## [WHAT TO PRODUCE]
From the material below, list every line containing "this".

## [EXERCISE MATERIALS]
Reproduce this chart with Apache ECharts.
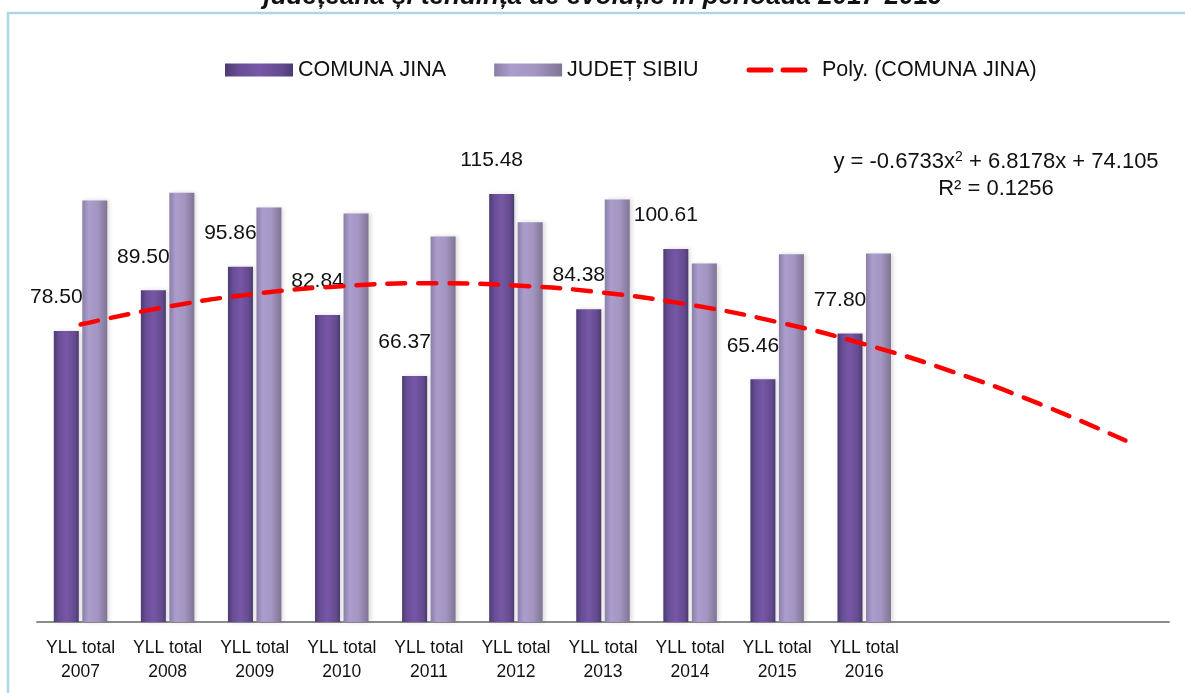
<!DOCTYPE html>
<html>
<head>
<meta charset="utf-8">
<title>YLL total Comuna Jina</title>
<script src="https://cdn.jsdelivr.net/npm/echarts@6/dist/echarts.min.js"></script>
<style>
  html, body { margin: 0; padding: 0; background: #ffffff; }
  #chart { width: 1185px; height: 693px; }
</style>
</head>
<body>
<div id="chart"></div>
<script>
// categories (the last three slots hold the trend forecast only)
const categories = [
  'YLL total\n2007', 'YLL total\n2008', 'YLL total\n2009', 'YLL total\n2010', 'YLL total\n2011',
  'YLL total\n2012', 'YLL total\n2013', 'YLL total\n2014', 'YLL total\n2015', 'YLL total\n2016',
  '', '', ''
];
const comunaJina = [78.50, 89.50, 95.86, 82.84, 66.37, 115.48, 84.38, 100.61, 65.46, 77.80];
const judetSibiu = [113.7, 115.8, 111.8, 110.2, 104.0, 107.8, 114.0, 96.7, 99.2, 99.4];
// polynomial trend
const polyTrend = [80.25, 85.05, 88.50, 90.60, 91.36, 90.77, 88.84, 85.56, 80.93, 74.95, 67.63, 58.96, 48.95];

const seriesNames = ['COMUNA JINA', 'JUDEȚ SIBIU', 'Poly. (COMUNA JINA)'];
const titleText = 'județeana și tendința de evoluție în perioada 2017-2019';

const FONT = '"Liberation Sans", Arial, sans-serif';

const chart = echarts.init(document.getElementById('chart'));

const comunaColor = new echarts.graphic.LinearGradient(0, 0, 1, 0, [
  { offset: 0, color: '#4c3b72' },
  { offset: 0.2, color: '#684d96' },
  { offset: 0.5, color: '#7757a6' },
  { offset: 0.85, color: '#634a8e' },
  { offset: 1, color: '#4a3a6c' }
]);
const judetColor = new echarts.graphic.LinearGradient(0, 0, 1, 0, [
  { offset: 0, color: '#8b7fa8' },
  { offset: 0.25, color: '#ab9dcc' },
  { offset: 0.6, color: '#a496c2' },
  { offset: 1, color: '#807494' }
]);

const option = {
  backgroundColor: '#ffffff',
  animation: false,
  textStyle: { fontFamily: FONT },
  graphic: [
    {
      type: 'rect',
      shape: { x: 8, y: 13, width: 1200, height: 700 },
      style: { fill: 'none', stroke: '#acd8e4', lineWidth: 2.5 },
      silent: true
    },
    {
      type: 'text',
      x: 603, y: 10,
      style: {
        text: titleText,
        fill: '#111',
        font: 'italic bold 26px ' + FONT,
        textAlign: 'center',
        textVerticalAlign: 'bottom'
      }
    },
    {
      type: 'text',
      x: 996, y: 162,
      style: {
        text: '{a|y = -0.6733x}{s|2}{a| + 6.8178x + 74.105}',
        rich: {
          a: { fontSize: 22, fontFamily: FONT, fill: '#111' },
          s: { fontSize: 14, fontFamily: FONT, fill: '#111', verticalAlign: 'top', padding: [0, 0, 9, 0] }
        },
        textAlign: 'center',
        textVerticalAlign: 'middle'
      }
    },
    {
      type: 'text',
      x: 996, y: 189,
      style: {
        text: 'R² = 0.1256',
        font: '22px ' + FONT,
        fill: '#111',
        textAlign: 'center',
        textVerticalAlign: 'middle'
      }
    }
  ],
  legend: {
    left: 220,
    top: 54,
    itemWidth: 68,
    itemHeight: 13,
    itemGap: 48,
    textStyle: { fontSize: 21.5, color: '#111', fontFamily: FONT },
    data: [
      { name: seriesNames[0], icon: 'rect' },
      { name: seriesNames[1], icon: 'rect' },
      {
        name: seriesNames[2],
        itemStyle: { color: 'transparent', borderWidth: 0 },
        lineStyle: { color: '#ff0000', type: [22, 12], width: 5, cap: 'round' }
      }
    ]
  },
  grid: { left: 37, right: 16, top: 103, bottom: 71 },
  xAxis: {
    type: 'category',
    data: categories,
    boundaryGap: true,
    axisTick: { show: false },
    axisLine: { lineStyle: { color: '#8c8c8c', width: 2 } },
    axisLabel: {
      interval: 0,
      margin: 14,
      fontSize: 17.5,
      lineHeight: 24,
      color: '#111',
      fontFamily: FONT
    }
  },
  yAxis: {
    type: 'value',
    min: 0,
    max: 140,
    show: false,
    splitLine: { show: false }
  },
  series: [
    {
      name: seriesNames[0],
      type: 'bar',
      data: comunaJina,
      barWidth: 25,
      barGap: '14%',
      itemStyle: {
        color: comunaColor,
        shadowColor: 'rgba(0,0,0,0.14)',
        shadowBlur: 4,
        shadowOffsetX: 2
      },
      label: {
        show: true,
        position: 'top',
        offset: [-10, -18],
        fontSize: 21,
        color: '#111',
        fontFamily: FONT,
        formatter: (p) => p.value.toFixed(2)
      }
    },
    {
      name: seriesNames[1],
      type: 'bar',
      data: judetSibiu,
      barWidth: 25,
      itemStyle: {
        color: judetColor,
        shadowColor: 'rgba(0,0,0,0.14)',
        shadowBlur: 4,
        shadowOffsetX: 2
      }
    },
    {
      name: seriesNames[2],
      type: 'line',
      data: polyTrend,
      smooth: true,
      symbol: 'none',
      z: 5,
      lineStyle: { color: '#ff0000', width: 4.5, type: [18, 13], cap: 'round' },
      itemStyle: { color: '#ff0000' }
    }
  ]
};

chart.setOption(option);
</script>
</body>
</html>
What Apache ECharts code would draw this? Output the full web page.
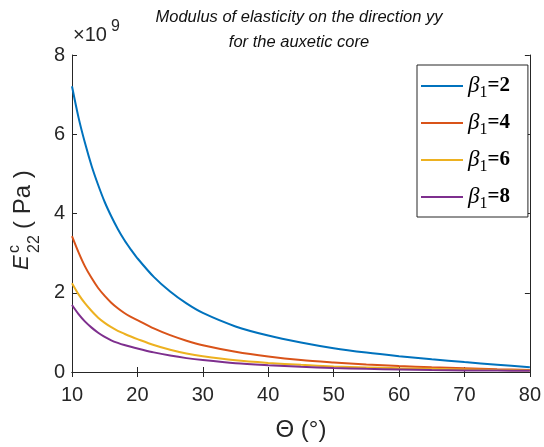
<!DOCTYPE html>
<html>
<head>
<meta charset="utf-8">
<script src="https://cdn.jsdelivr.net/npm/echarts@6/dist/echarts.min.js"></script>
<style>
  html, body { margin: 0; padding: 0; background: #fff; }
  #chart { width: 544px; height: 447px; }
</style>
</head>
<body>
<div id="chart"></div>
<script>
// Cell angle Θ in degrees
const theta = [10, 11, 12, 13, 14, 15, 16, 17, 18, 19, 20, 22.5, 25, 27.5, 30, 35, 40, 45, 50, 55, 60, 65, 70, 75, 80];

// E22 of the auxetic core, in units of 1e9 Pa, one array per β1
const beta1Values = [2, 4, 6, 8];
const eBeta2 = [7.21, 6.42, 5.77, 5.20, 4.72, 4.29, 3.93, 3.61, 3.33, 3.09, 2.87, 2.40, 2.03, 1.73, 1.49, 1.15, 0.92, 0.745, 0.60, 0.49, 0.40, 0.32, 0.25, 0.185, 0.12];
const eBeta4 = [3.43, 3.02, 2.66, 2.37, 2.12, 1.92, 1.75, 1.61, 1.49, 1.39, 1.31, 1.10, 0.93, 0.79, 0.675, 0.51, 0.39, 0.30, 0.24, 0.19, 0.15, 0.12, 0.095, 0.07, 0.05];
const eBeta6 = [2.24, 1.96, 1.73, 1.54, 1.37, 1.24, 1.13, 1.04, 0.965, 0.895, 0.83, 0.68, 0.56, 0.465, 0.395, 0.295, 0.23, 0.18, 0.14, 0.115, 0.095, 0.08, 0.065, 0.05, 0.04];
const eBeta8 = [1.69, 1.46, 1.27, 1.12, 0.99, 0.885, 0.80, 0.735, 0.68, 0.635, 0.595, 0.495, 0.415, 0.35, 0.30, 0.22, 0.17, 0.13, 0.10, 0.08, 0.065, 0.05, 0.04, 0.035, 0.03];

const xTicks = [10, 20, 30, 40, 50, 60, 70, 80];
const yTicks = [0, 2, 4, 6, 8];
const SCALE = 1e9;

const colors = ['#0072BD', '#D95319', '#EDB120', '#7E2F8E'];
const seriesValues = [eBeta2, eBeta4, eBeta6, eBeta8];

const axisColor = '#262626';
const sans = 'Liberation Sans, Arial, sans-serif';
const serif = 'Liberation Serif, Times New Roman, serif';

const series = beta1Values.map((b, i) => ({
  name: 'β1=' + b,
  type: 'line',
  xAxisIndex: 0,
  yAxisIndex: 0,
  symbol: 'none',
  smooth: 0.3,
  lineStyle: { color: colors[i], width: 2 },
  itemStyle: { color: colors[i] },
  data: theta.map((t, k) => [t, seriesValues[i][k] * SCALE])
}));

const boxAxis = {
  axisLine: { show: true, lineStyle: { color: axisColor, width: 1 } },
  axisTick: { show: true, inside: true, length: 5, lineStyle: { color: axisColor } },
  axisLabel: { show: false },
  splitLine: { show: false }
};

const chart = echarts.init(document.getElementById('chart'), null, { renderer: 'canvas' });
chart.setOption({
  backgroundColor: '#fff',
  animation: false,
  color: colors,
  title: {
    text: 'Modulus of elasticity on the direction yy\nfor the auxetic core',
    left: 299, top: 5, textAlign: 'center', padding: 0,
    textStyle: { fontFamily: sans, fontStyle: 'italic', fontWeight: 'normal', fontSize: 16.5, lineHeight: 25, color: '#111' }
  },
  grid: { left: 72, right: 13, top: 55, bottom: 71, containLabel: false },
  xAxis: [
    Object.assign({
      type: 'value', position: 'bottom', min: xTicks[0], max: xTicks[xTicks.length - 1], interval: 10,
      name: 'Θ (°)', nameLocation: 'middle', nameGap: 46,
      nameTextStyle: { fontFamily: sans, fontSize: 24, color: axisColor }
    }, boxAxis, {
      axisLabel: { show: true, fontFamily: sans, fontSize: 20, color: axisColor, margin: 13 }
    }),
    Object.assign({ type: 'value', position: 'top', min: 10, max: 80, interval: 10 }, boxAxis)
  ],
  yAxis: [
    Object.assign({
      type: 'value', position: 'left', min: yTicks[0] * SCALE, max: yTicks[yTicks.length - 1] * SCALE, interval: 2 * SCALE
    }, boxAxis, {
      axisLabel: { show: true, fontFamily: sans, fontSize: 20, color: axisColor, margin: 7,
        formatter: v => String(Math.round(v / SCALE)) }
    }),
    Object.assign({ type: 'value', position: 'right', min: 0, max: 8 * SCALE, interval: 2 * SCALE }, boxAxis)
  ],
  legend: {
    orient: 'vertical',
    left: 417, top: 65,
    padding: [6, 18, 5, 4],
    icon: 'rect',
    itemWidth: 42, itemHeight: 2, itemGap: 7,
    backgroundColor: '#fff',
    borderColor: '#262626', borderWidth: 1,
    data: series.map(s => s.name),
    formatter: name => '{b|β}{s|1}{e|=' + name.split('=')[1] + '}',
    textStyle: {
      lineHeight: 27,
      rich: {
        b: { fontFamily: serif, fontStyle: 'italic', fontSize: 23, color: '#000', lineHeight: 27 },
        s: { fontFamily: serif, fontSize: 16, color: '#000', lineHeight: 13, padding: [14, 0, 0, 0] },
        e: { fontFamily: serif, fontWeight: 'bold', fontSize: 21, color: '#000', lineHeight: 27 }
      }
    }
  },
  graphic: [
    // ×10^9 exponent marker above the y axis
    { type: 'text', left: 73, top: 25, style: { text: '×10', font: '20px ' + sans, fill: axisColor } },
    { type: 'text', left: 111, top: 19, style: { text: '9', font: '16px ' + sans, fill: axisColor } },
    // y-axis title E^c_22 ( Pa ), read bottom to top
    { type: 'text', x: 22, y: 270, rotation: Math.PI / 2,
      style: { text: 'E', font: 'italic 22px ' + sans, fill: axisColor, textAlign: 'left', textVerticalAlign: 'middle' } },
    { type: 'text', x: 15, y: 253, rotation: Math.PI / 2,
      style: { text: 'c', font: '16px ' + sans, fill: axisColor, textAlign: 'left', textVerticalAlign: 'middle' } },
    { type: 'text', x: 35, y: 253, rotation: Math.PI / 2,
      style: { text: '22', font: '16px ' + sans, fill: axisColor, textAlign: 'left', textVerticalAlign: 'middle' } },
    { type: 'text', x: 23, y: 229, rotation: Math.PI / 2,
      style: { text: '( Pa )', font: '24px ' + sans, fill: axisColor, textAlign: 'left', textVerticalAlign: 'middle' } }
  ],
  series: series
});
</script>
</body>
</html>
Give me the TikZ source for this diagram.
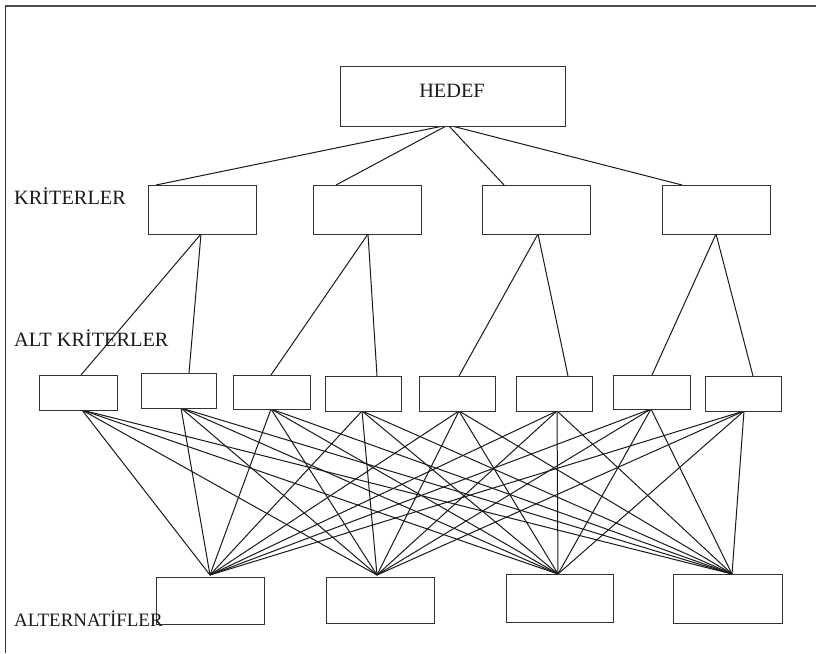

## [THE REPLY]
Reproduce this chart with Apache ECharts.
What Apache ECharts code would draw this? Output the full web page.
Give me the TikZ source for this diagram.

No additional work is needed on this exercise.